Court Holds that Mortgage Lender Does Not
Have to Honor Tenants’ Obligations Under a Lease After a Foreclosure
In BRE DDR BR Whittwood CA LLC v. Farmers and Merchants Bank of Long Beach, a California appellate court held that where a commercial tenant defaulted on a loan secured by his lease, the lender who foreclosed and took possession of the premises, was not bound by the tenants’ right to remain in possession for the full term of the lease. In BRE, a tenant entered a 15 year lease for restaurant space in a shopping center. The tenant recorded a memorandum of lease with the County Recorder’s Office.
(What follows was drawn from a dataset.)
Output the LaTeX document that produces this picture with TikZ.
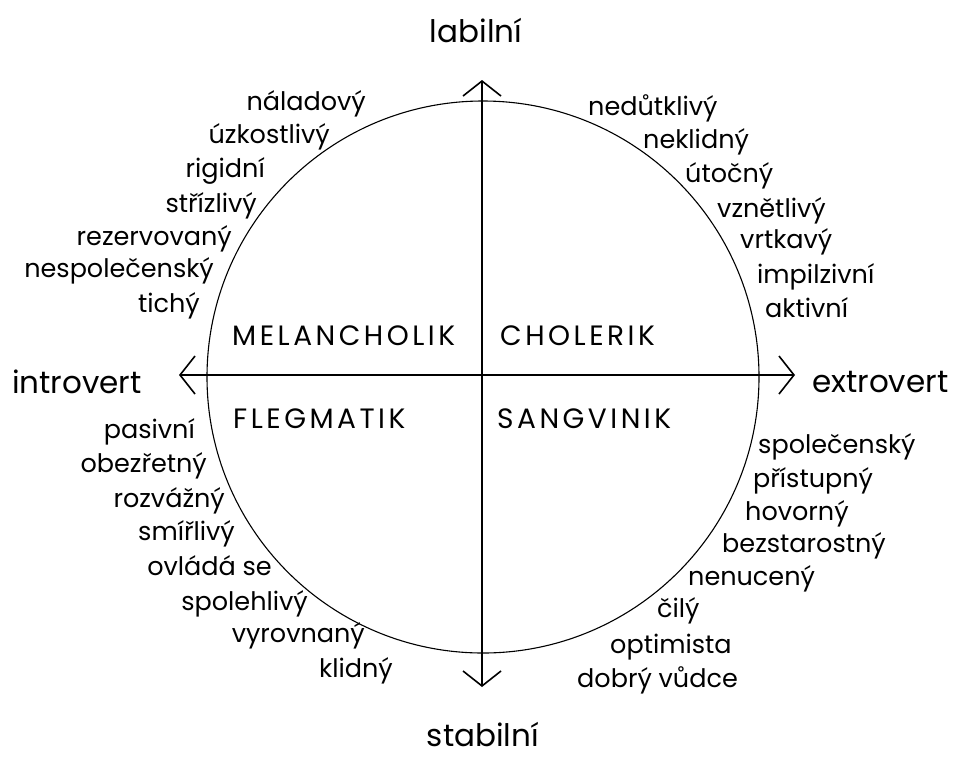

The tenant subsequently took out a loan from Farmers and Merchants Bank of Long Beach and recorded a construction Deed of Trust securing the loan. The Deed of Trust identified the property as being a leasehold estate. The tenant assigned all of its rights, title and interest in the lease to the lender. The tenant defaulted on the loan and the lender recorded a Notice of Trustee Sale of the property and later recorded a Trustee's Deed upon sale identifying itself as a successful bidder of the lease hold estate. Both documents described the property with the same language as the Deed of Trust. The shopping center owner, plaintiff, sued Farmers for breach of contract. The trial court found in favor of Plaintiff, holding that Farmers succeeded to the original tenant’s rights and obligations. A court of appeal reversed holding that Farmers was not bound by the terms of the original lease. The court found that unless there was an assignment, which expressly bound Farmers, Farmers was not bound by the terms of the lease. Farmers never assumed the lease obligation and was required to pay the rent only until it surrendered possession of the premises, which it did.